How often you care or even see if what your L1 cache hit ratio is when you write a typical desktop or mobile app, or any web frontend/backend? Much less often than you care about having code that just works regardless of what size a number the user (malicious or not) decided to give you.

And AGAIN, when you DO need to care, the option can be there to be explicit.

Vinay Pai • Mar 23 '18

People mindlessly repeating mantras like "premature optimization is the root of all evil" is the root of all evil.

Erebos Manannán • Mar 23 '18

I think my comment had quite a bit more content to it than that.

cvedetails.com/google-search-resul...

About 16,500 results

cvedetails.com/google-search-resul...

About 3,150 results

And these are just reported security issues, not bugs caused by choosing the wrong integer size.

Here's a new quote, it's quoting me saying it just here: "People quoting O(...) notation and talking about L1 cache as if any of it mattered at all for most cases are the root of all evil" ;)

Vinay Pai • Mar 23 '18

Okay let's say you replaced them with arbitrary precision arithmetic. How many new bugs would be caused there by malicious input causing huge memory allocations and blowing up the server?

Erebos Manannán • Mar 23 '18

Quick estimate: probably fewer. For one it'd be easier to do an if (length > MAX_LENGTH) -type check.

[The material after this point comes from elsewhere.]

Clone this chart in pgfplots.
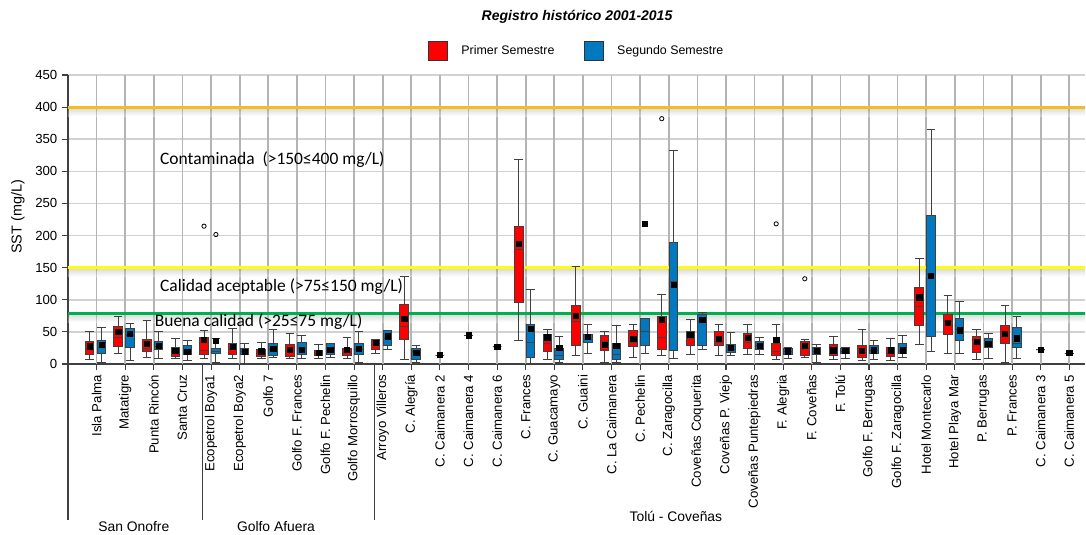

Also if you use user input to determine how much memory you allocate you're probably doing something wrong anyway, regardless of what kind of arithmetic you're doing. Take a file upload, do you trust on the client to tell you "I'm sending you a file that is 200kB in size, and here it comes" and then trust the client, or do you just take in an arbitrary file stream and then if it's too big just say "ok enough" at some point and disconnect?

Anyway I tire of this mindless banter. I've made my point.

edA‑qa mort‑ora‑y • Mar 23 '18

A few notes, related to Leaf, for this discussion:

I intend on doing over/underflow checks by default (unless turned off for optimization). Thus an overflow will result in an error.
I will provide logical ranges for values, like integer range(0,1000) so you can give real world limits to numbers and let an appropriate type be picked.
Arbitrary precision is extremely costly compared to native precision. A fixed, but very high, precision, is not as costly, but doesn't solve anything. On that note, you can do integer 1024bit in Leaf if you want.
Leaf constants are arbitrary rationals and high precision floating points during compilation. Conversions that lose precision (like float -> integer) are also disallowed. This helps in several situations.

Vinay Pai • Mar 23 '18

So you pointed to a bunch of bugs caused by a lack of range checks. Your solution to avoid creating another bug is to... add a range check. Brilliant! You have indeed made your point.